USD/CAD rose around 70 pips to a high of 1.2787 whilst GBP/CAD touched a high of 1.6839. The CAD was hit by a combination of lower energy prices and a generally poor set of domestic economic data. House prices in Canada fell another 1.0% m/m in October after a -0.8% decline in September which took the annual rate of growth down from 11.4% to 10.0%; a number which we can be virtually certain will fall much more sharply over the next 6-9 months.

As prices fell, so too did the pace of transactions with existing home sales up just 0.9% m/m in October after a 2.1% m/m gain in September. In the commodities complex which has recently been one of the big props for the currency, NYMEX crude ended the day unchanged at $55.45 having at one point fallen as low as $55.16. It trades at $55.36 this morning with Natural Gas unchanged at $3.08. USD/CAD opens in London this morning around 1.2781 with GBP/CAD at 1.6795.

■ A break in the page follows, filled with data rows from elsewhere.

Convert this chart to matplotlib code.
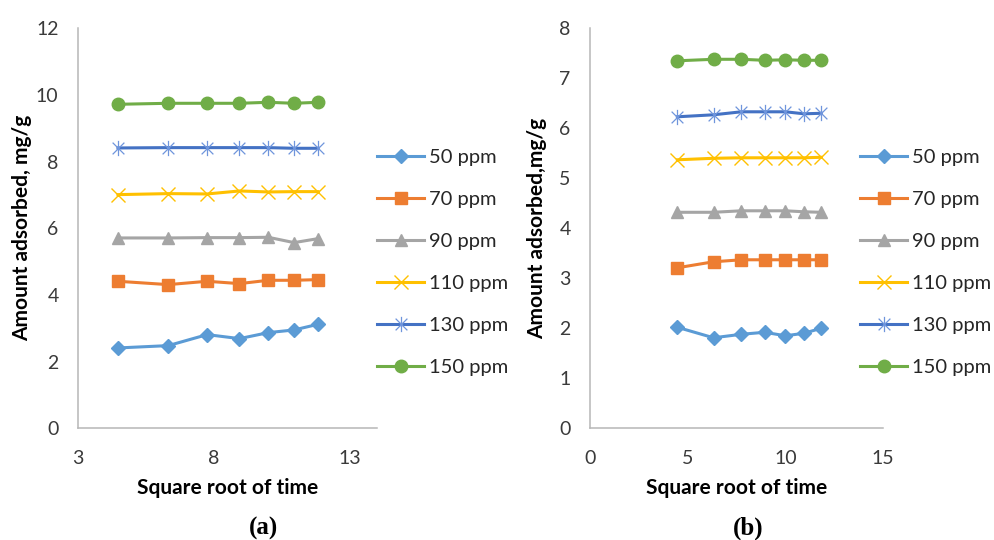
import numpy as np
import matplotlib
matplotlib.use("Agg")
import matplotlib.pyplot as plt
from matplotlib.path import Path

plt.rcParams["font.family"] = ["Lato", "DejaVu Sans"]

# Square root of contact time (min^0.5)
sqrt_t = [4.47, 6.32, 7.75, 8.94, 10.0, 10.95, 11.83]

labels = ["50 ppm", "70 ppm", "90 ppm", "110 ppm", "130 ppm", "150 ppm"]

# (a) amount adsorbed, mg/g
qa_50 = [2.41, 2.48, 2.81, 2.69, 2.87, 2.95, 3.12]
qa_70 = [4.41, 4.31, 4.41, 4.34, 4.44, 4.44, 4.46]
qa_90 = [5.71, 5.71, 5.72, 5.72, 5.73, 5.57, 5.69]
qa_110 = [7.01, 7.04, 7.03, 7.12, 7.09, 7.10, 7.10]
qa_130 = [8.41, 8.42, 8.42, 8.42, 8.42, 8.40, 8.40]
qa_150 = [9.72, 9.75, 9.75, 9.75, 9.78, 9.75, 9.78]

# (b) amount adsorbed, mg/g
qb_50 = [2.02, 1.81, 1.88, 1.92, 1.85, 1.90, 2.00]
qb_70 = [3.21, 3.33, 3.37, 3.37, 3.37, 3.37, 3.37]
qb_90 = [4.32, 4.32, 4.35, 4.35, 4.35, 4.33, 4.32]
qb_110 = [5.37, 5.40, 5.41, 5.41, 5.41, 5.41, 5.42]
qb_130 = [6.23, 6.27, 6.33, 6.33, 6.33, 6.29, 6.30]
qb_150 = [7.35, 7.38, 7.38, 7.36, 7.37, 7.36, 7.36]

# excel-like asterisk: an x with a vertical bar
star = Path([(-1, -1), (1, 1), (-1, 1), (1, -1), (0, -1.3), (0, 1.3)],
            [Path.MOVETO, Path.LINETO, Path.MOVETO, Path.LINETO,
             Path.MOVETO, Path.LINETO])

styles = [
    dict(color="#5B9BD5", marker="D", ms=7.5),
    dict(color="#ED7D31", marker="s", ms=9),
    dict(color="#A5A5A5", marker="^", ms=9),
    dict(color="#FFC000", marker="x", ms=10, mew=1.0),
    dict(color="#4472C4", marker=star, ms=11, mew=0.9, mec="#6f95dc"),
    dict(color="#70AD47", marker="o", ms=9),
]

fig = plt.figure(figsize=(9.94, 5.4), dpi=100)
ax_a = fig.add_axes([0.0785, 0.2069, 0.3008, 0.7407])
ax_b = fig.add_axes([0.5936, 0.2069, 0.2948, 0.7407])

tick_col = "#3a3a3a"


def draw_panel(ax, series, xlim, xticks, ylim, yticks, ylabel, ylab_x, leg_x):
    for y, lab, st in zip(series, labels, styles):
        ax.plot(sqrt_t, y, lw=2.2, label=lab, **st)
    ax.set_xlim(*xlim)
    ax.set_ylim(*ylim)
    ax.set_xticks(xticks)
    ax.set_yticks(yticks)
    for s in ["top", "right"]:
        ax.spines[s].set_visible(False)
    for s in ["left", "bottom"]:
        ax.spines[s].set_color("#b7b7b7")
        ax.spines[s].set_linewidth(1.1)
    ax.tick_params(axis="both", length=0, labelsize=14, colors=tick_col)
    ax.tick_params(axis="y", pad=14)
    ax.tick_params(axis="x", pad=16)
    ax.set_xlabel("Square root of time", fontsize=15, fontweight="bold")
    ax.set_ylabel(ylabel, fontsize=15, fontweight="bold")
    ax.xaxis.label.set_verticalalignment("center")
    ax.yaxis.label.set_verticalalignment("center")
    ax.xaxis.set_label_coords(0.5, -0.15)
    ax.yaxis.set_label_coords(ylab_x, 0.5)
    leg = ax.legend(loc="upper left", bbox_to_anchor=(leg_x, 0.6975),
                    frameon=False, fontsize=14.5, handlelength=2.35,
                    handletextpad=0.25, labelspacing=1.23, borderaxespad=0,
                    borderpad=0, numpoints=1)
    for t in leg.get_texts():
        t.set_color("#262626")


draw_panel(ax_a, [qa_50, qa_70, qa_90, qa_110, qa_130, qa_150],
           (3, 14), [3, 8, 13], (0, 12), np.arange(0, 13, 2),
           "Amount adsorbed, mg/g", -0.187, 1.0)
draw_panel(ax_b, [qb_50, qb_70, qb_90, qb_110, qb_130, qb_150],
           (0, 15), [0, 5, 10, 15], (0, 8), np.arange(0, 9, 1),
           "Amount adsorbed,mg/g", -0.181, 0.921)

fig.text(263 / 994, 1 - 528 / 540, "(a)", family="Liberation Serif",
         fontweight="bold", fontsize=18, ha="center", va="center")
fig.text(748 / 994, 1 - 528 / 540, "(b)", family="Liberation Serif",
         fontweight="bold", fontsize=18, ha="center", va="center")

fig.savefig("out.png", dpi=100)
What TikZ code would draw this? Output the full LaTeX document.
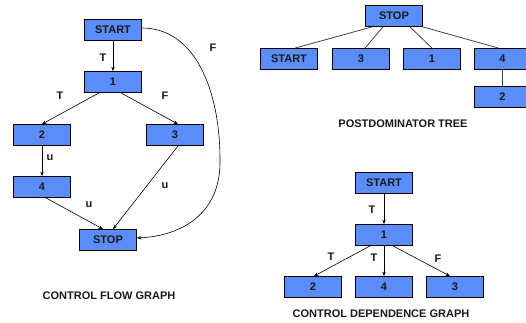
\documentclass[tikz,border=0pt]{standalone}
\usepackage{fontspec}
\setmainfont{Liberation Sans}
\usetikzlibrary{arrows.meta}
\definecolor{boxblue}{RGB}{91,141,250}
\definecolor{inkgray}{RGB}{25,25,25}
\tikzset{
  blk/.style={draw=black, line width=0.8pt, fill=boxblue, minimum width=57pt,
    minimum height=21pt, inner sep=0pt, font=\fontsize{11}{12}\selectfont\bfseries, text=inkgray},
  lbl/.style={inner sep=0pt, font=\fontsize{11}{12}\selectfont\bfseries, text=inkgray},
  captext/.style={inner sep=0pt, font=\fontsize{11}{12}\selectfont\bfseries, text=inkgray},
  arr/.style={draw=black, line width=0.6pt, -{Stealth[length=4.5pt,width=3.5pt]}},
  tree/.style={draw=black!75, line width=0.8pt}
}
\begin{document}
\begin{tikzpicture}[x=1pt,y=-1pt]
\useasboundingbox (0,0) rectangle (526,322);

% control flow graph
\node[blk] (cs) at (113,30) {START};
\node[blk] (c1) at (113,82) {1};
\node[blk] (c2) at (42,135) {2};
\node[blk] (c3) at (175,135) {3};
\node[blk] (c4) at (42,187) {4};
\node[blk] (cstop) at (108,240) {STOP};

\draw[arr] (cs.south) -- (c1.north);
\draw[arr] ([xshift=-14pt]c1.south) -- (c2.north);
\draw[arr] ([xshift=8pt]c1.south) -- ([xshift=3pt]c3.north);
\draw[arr] (c2.south) -- (c4.north);
\draw[arr] ([xshift=3pt]c3.south) -- ([xshift=5pt]cstop.north);
\draw[arr] ([xshift=4pt]c4.south) -- ([xshift=-5pt]cstop.north);
\draw[arr] ([yshift=2pt]cs.east) .. controls (195,28) and (220,90) .. (220,160)
  .. controls (221,215) and (180,236) .. ([yshift=2pt]cstop.east);

\node[lbl] (lt1) at (103,58) {T};
\node[lbl] (lt2) at (60,96) {T};
\node[lbl] (lf1) at (165,96) {F};
\node[lbl] (lf2) at (213,48) {F};
\node[lbl] (lu1) at (50,158) {u};
\node[lbl] (lu2) at (165,186) {u};
\node[lbl] (lu3) at (89,205) {u};
\node[captext] (cfgcap) at (109,296) {CONTROL FLOW GRAPH};

% postdominator tree
\node[blk] (ps) at (394,16) {STOP};
\node[blk] (pstart) at (289,59) {START};
\node[blk] (p3) at (361,59) {3};
\node[blk] (p1) at (432,59) {1};
\node[blk] (p4) at (502.5,59) {4};
\node[blk] (p2) at (502.5,97) {2};

\draw[tree] ([xshift=-22pt]ps.south) -- ([xshift=6pt]pstart.north);
\draw[tree] ([xshift=-11pt]ps.south) -- ([xshift=4pt]p3.north);
\draw[tree] ([xshift=16pt]ps.south) -- (p1.north);
\draw[tree] (ps.south east) -- ([xshift=-4pt]p4.north);
\draw[tree] (p4.south) -- (p2.north);
\node[captext] (pdcap) at (403,124) {POSTDOMINATOR TREE};

% control dependence graph
\node[blk] (ds) at (384,183) {START};
\node[blk] (d1) at (384,235) {1};
\node[blk] (d2) at (313,287) {2};
\node[blk] (d4) at (384,287) {4};
\node[blk] (d3) at (455,287) {3};

\draw[arr] (ds.south) -- (d1.north);
\draw[arr] ([xshift=-14pt]d1.south) -- ([xshift=1pt]d2.north);
\draw[arr] (d1.south) -- (d4.north);
\draw[arr] ([xshift=9pt]d1.south) -- ([xshift=-5pt]d3.north);

\node[lbl] (dt1) at (372,210) {T};
\node[lbl] (dt2) at (331,257) {T};
\node[lbl] (dt3) at (374,258) {T};
\node[lbl] (df1) at (438,259) {F};
\node[captext] (cdgcap) at (381,314) {CONTROL DEPENDENCE GRAPH};
\end{tikzpicture}
\end{document}
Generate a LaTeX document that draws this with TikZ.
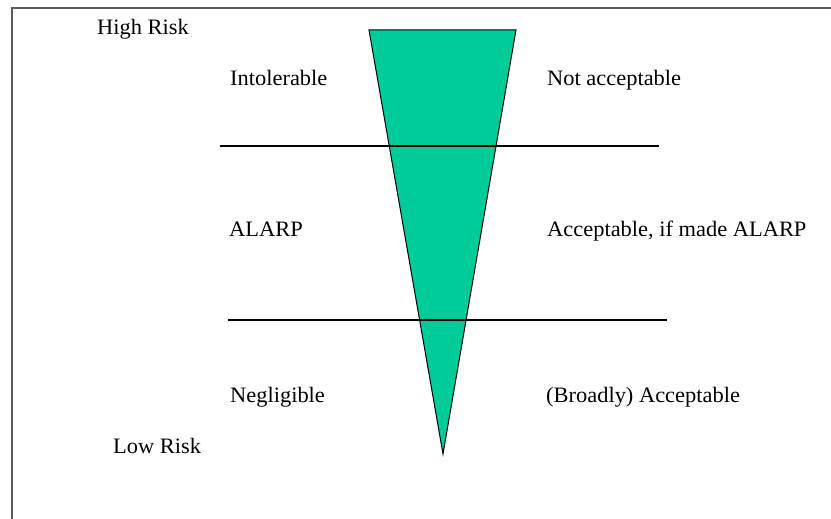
\documentclass[tikz,border=0pt]{standalone}
\usepackage{fontspec}
\setmainfont{Liberation Serif}
\definecolor{riskgreen}{RGB}{0,204,153}
\definecolor{framegray}{RGB}{90,90,90}
\begin{document}
\begin{tikzpicture}[x=1pt,y=-1pt,
  lbl/.style={anchor=base west,inner sep=0pt,font=\fontsize{22}{24}\selectfont},
  divider/.style={draw=black,line width=1.2pt},
  frameline/.style={draw=framegray,line width=2pt}]
\useasboundingbox (0,0) rectangle (831,519);
% frame (left and top edges visible)
\draw[frameline] (12,519) -- (12,8) -- (831,8);
% wedge
\coordinate (tl) at (369,30);
\coordinate (tr) at (516,30);
\coordinate (apex) at (443,454);
\filldraw[fill=riskgreen,draw=black,line width=1pt,line join=miter] (tl) -- (tr) -- (apex) -- cycle;
% dividing lines
\coordinate (l1a) at (220,146);
\coordinate (l1b) at (659,146);
\coordinate (l2a) at (228,320);
\coordinate (l2b) at (667,320);
\draw[divider] (l1a) -- (l1b);
\draw[divider] (l2a) -- (l2b);
% labels
\node[lbl] (high) at (97,35) {\scalebox{1.02}[1]{High Risk}};
\node[lbl] (intol) at (230,85) {\scalebox{1.02}[1]{Intolerable}};
\node[lbl] (notacc) at (547,85) {\scalebox{1.02}[1]{Not acceptable}};
\node[lbl] (alarp) at (229,236) {\scalebox{1.02}[1]{ALARP}};
\node[lbl] (accalarp) at (547,236) {\scalebox{1.02}[1]{Acceptable, if made ALARP}};
\node[lbl] (negl) at (230,402) {\scalebox{1.02}[1]{Negligible}};
\node[lbl] (broad) at (546,402) {\scalebox{1.02}[1]{(Broadly) Acceptable}};
\node[lbl] (low) at (113,453) {\scalebox{1.02}[1]{Low Risk}};
\end{tikzpicture}
\end{document}
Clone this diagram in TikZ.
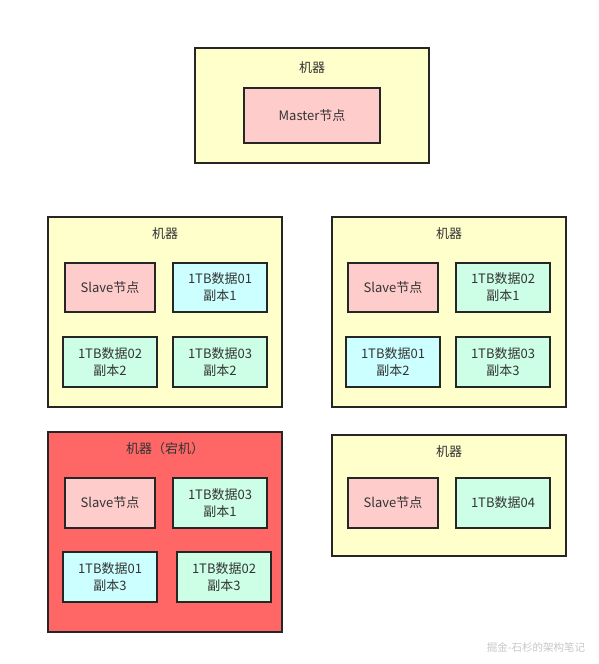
\documentclass[tikz,border=0pt]{standalone}
\usepackage{fontspec}
\setmainfont{Noto Sans CJK SC}
\begin{document}
\begin{tikzpicture}[x=1pt,y=-1pt,
  every node/.style={inner sep=0pt, text=black!80, font=\fontsize{13}{17}\selectfont, align=center},
  mach/.style={draw=black!85, line width=1.6pt, fill=yellowbg},
  item/.style={draw=black!85, line width=1.6pt, minimum height=49pt},
  slave/.style={item, fill=pinkbg, minimum width=90pt},
  cyanbox/.style={item, fill=cyanbg, minimum width=94pt},
  mintbox/.style={item, fill=mintbg, minimum width=94pt},
  ttl/.style={}]
\definecolor{yellowbg}{HTML}{FFFFCC}
\definecolor{pinkbg}{HTML}{FFCCCC}
\definecolor{cyanbg}{HTML}{CCFFFF}
\definecolor{mintbg}{HTML}{CCFFE6}
\definecolor{redbg}{HTML}{FF6666}
\useasboundingbox[fill=white] (0,0) rectangle (598,664);
% top machine
\node[mach, minimum width=234pt, minimum height=115pt] (mT) at (312,105.5) {};
\node[ttl] (tT) at (312,68) {机器};
\node[item, fill=pinkbg, minimum width=136pt, minimum height=55pt] (master) at (312,115.5) {Master节点};
% machine A
\node[mach, minimum width=234pt, minimum height=190pt] (mA) at (165,312) {};
\node[ttl] (tA) at (165,234) {机器};
\node[slave] (sA) at (110,287.5) {Slave节点};
\node[cyanbox] (dA1) at (220,287.5) {1TB数据01\\副本1};
\node[mintbox, minimum height=50pt] (dA2) at (110,362) {1TB数据02\\副本2};
\node[mintbox, minimum height=50pt] (dA3) at (220,362) {1TB数据03\\副本2};
% machine B
\node[mach, minimum width=234pt, minimum height=190pt] (mB) at (449,312) {};
\node[ttl] (tB) at (449,234) {机器};
\node[slave] (sB) at (393,287.5) {Slave节点};
\node[mintbox] (dB1) at (503,287.5) {1TB数据02\\副本1};
\node[cyanbox, minimum height=50pt] (dB2) at (393,362) {1TB数据01\\副本2};
\node[mintbox, minimum height=50pt] (dB3) at (503,362) {1TB数据03\\副本3};
% machine C (down)
\node[mach, fill=redbg, minimum width=234pt, minimum height=200pt] (mC) at (165,532) {};
\node[ttl] (tC) at (165,449) {机器（宕机）};
\node[slave, minimum height=50pt] (sC) at (110,503) {Slave节点};
\node[mintbox, minimum height=50pt] (dC1) at (220,503) {1TB数据03\\副本1};
\node[cyanbox, minimum height=50pt] (dC2) at (110,577) {1TB数据01\\副本3};
\node[mintbox, minimum height=50pt] (dC3) at (224,577) {1TB数据02\\副本3};
% machine D
\node[mach, minimum width=234pt, minimum height=121pt] (mD) at (449,495.5) {};
\node[ttl] (tD) at (449,452) {机器};
\node[slave, minimum height=50pt] (sD) at (393,503) {Slave节点};
\node[mintbox, minimum height=50pt] (dD) at (503,503) {1TB数据04};
% watermark
\node[text=black!22, font=\fontsize{10.5}{12}\selectfont] (wm) at (536,647) {掘金-石杉的架构笔记};
\end{tikzpicture}
\end{document}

Price action in the New Zealand Dollar has been very poor over the last 18 hours. From a high of USD0.6918 just before the latest US economic numbers on Wednesday, it has fallen steadily and almost without interruption to 0.6850; just above Tuesday’s intra-day low of 0.6847.

GBP/NZD has been as high as 1.9219; its best level in two weeks whilst the AUD/NZD cross is around 30 pips higher at 1.1070. Our economic tongue has been firmly in cheek this week as we’ve spoken about the upcoming NZ concrete production numbers and here’s the chance to report on them: The delivery of ready-mixed concrete in the 3 months to September fell slightly from the June quarter, and is barely above the level it was a year ago.

The main centres of population are now showing year-on-year declines; Auckland is down -4.2%, Wellington is down -12.5% and Christchurch down -14.6%. Meantime, separate figures showed the ANZRoy Morgan Consumer Confidence Index eased from 126.3 to 123.7 in November; its lowest in 7 months. Looking ahead, Friday brings PMI and PPI data but with no RBNZ meeting now until February 8th, it’s difficult for international investors to be particularly enthusiastic one way or another about the NZD.